- Supreme Court of the United States

Submitted January 5, 1885 Decided January 19, 1885
- Full case name: Northern Liberty Market Co. v. Kelly
- Citations: 113 U.S. 199 (more) 5 S. Ct. 422; 28 L. Ed. 948

Court membership
- Chief Justice Morrison Waite Associate Justices Samuel F. Miller · Stephen J. Field Joseph P. Bradley · John M. Harlan William B. Woods · Stanley Matthews Horace Gray · Samuel Blatchford

Case opinion
- Majority: Gray, joined by unanimous

= Northern Liberty Market Co. v. Kelly =

Northern Liberty Market Co. v. Kelly, 113 U.S. 199 (1885), was a writ of error to reverse a judgment for the defendant in an action brought on April 4, 1884, by a corporation formed for the purpose of erecting a markethouse in the City of Washington and carrying on a marketing business there, upon twenty promissory notes made by him to the plaintiff, dated January 1, 1875.
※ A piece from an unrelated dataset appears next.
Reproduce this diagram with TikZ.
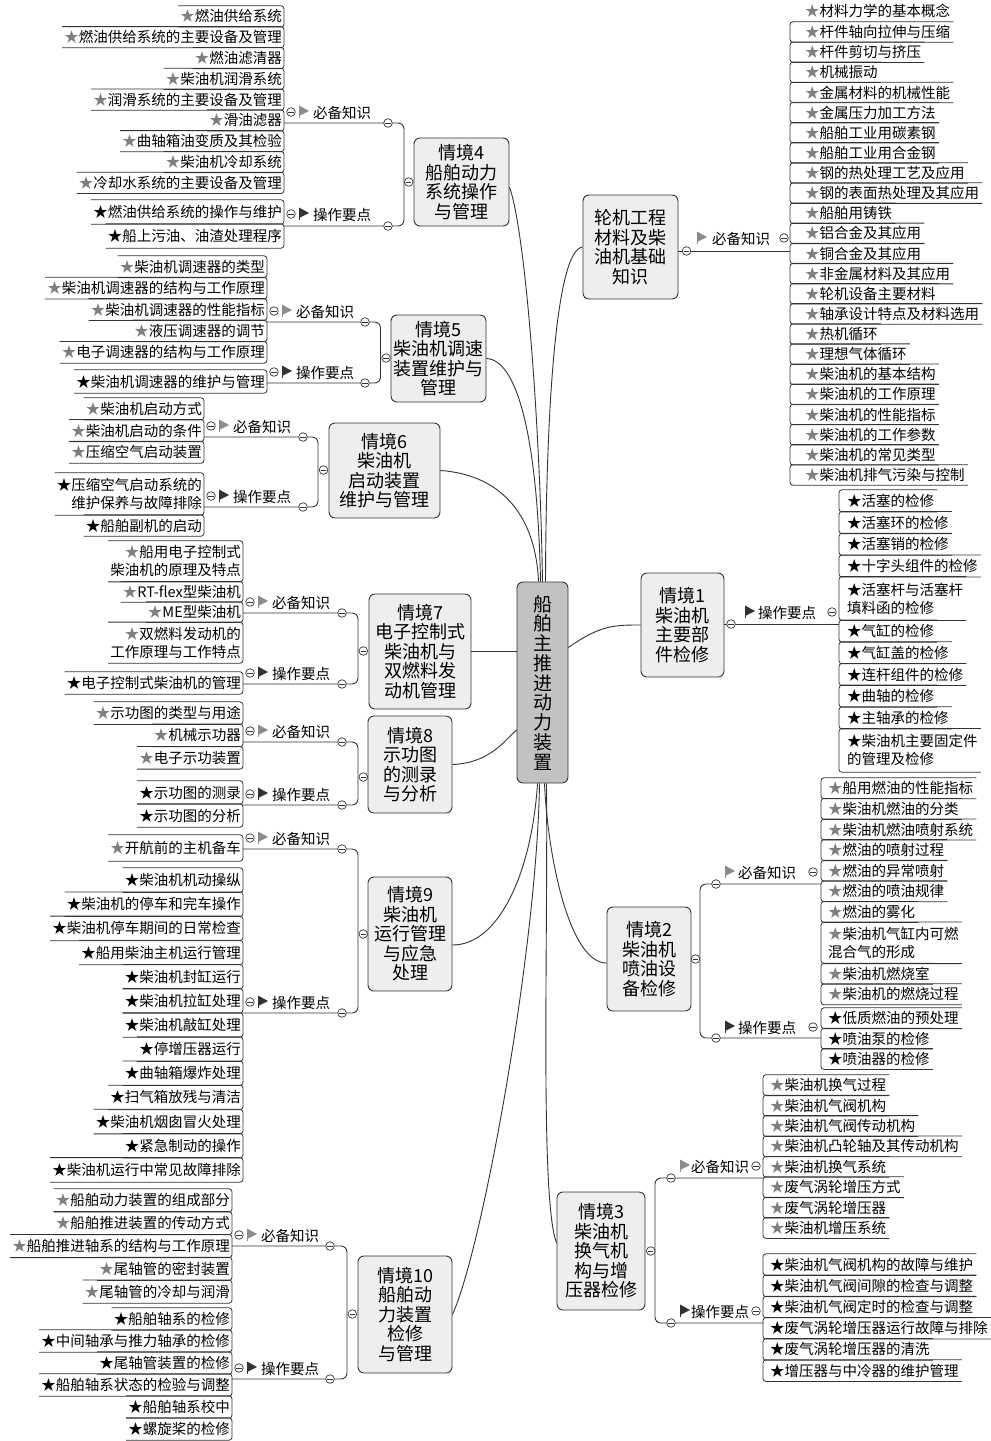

A twenty-year-old incorporated markethouse company with power to purchase, hold, and convey real or personal estate necessary to enable it to carry on its business, built a markethouse on land owned by it in fee simple, and sold by public auction leases for ninety-nine years, renewable forever, of stalls therein at a specified rent. The highest bidder for one of the stalls gave the corporation several promissory notes in part payment for the option of that stall, received such a lease, and took and kept possession of the stall, and afterwards gave it a note for a less sum in compromise of the original notes, and upon express agreement that if this note should not be paid at maturity, the corporation might surrender it to the maker and thereupon the cause of action on those notes should revive. Held that the new note was upon a sufficient legal consideration, and that the corporation, holding and suing upon all the notes, could recover upon this note only.

The judgment was rendered upon a case stated by the parties, in substance as follows:

The plaintiff offered for sale by public auction leases for ninety-nine years, renewable forever, of the stalls in the markethouse at a specified rent, the highest bidder entitled to an option on the stalls. The defendant was the highest bidder for a stall, and made part payment of the purchase money for the option of that stall, twenty notes for $171.05 each, and afterwards received from the plaintiff such a lease of that stall, and took and has since retained possession of the stall under the lease.

On August 5, 1881, the defendant, knowing the plaintiff's corporate existence was limited to twenty years, made and delivered to the plaintiff the note for $1,881.60, in compromise of the twenty original notes, and upon express agreement that if this note should not be promptly paid at maturity, the plaintiff might surrender it to the defendant, and thereupon the plaintiff's cause of action upon the original notes should revive. The note for $394.08 was made by William S. Cross, and guaranteed by the defendant, under like circumstances and in consideration of the surrender of two other notes similar in amount and consideration to the twenty notes before mentioned. All the notes in suit remain unpaid otherwise than by the giving of the note for $1,881.60, and all are still held by the plaintiff.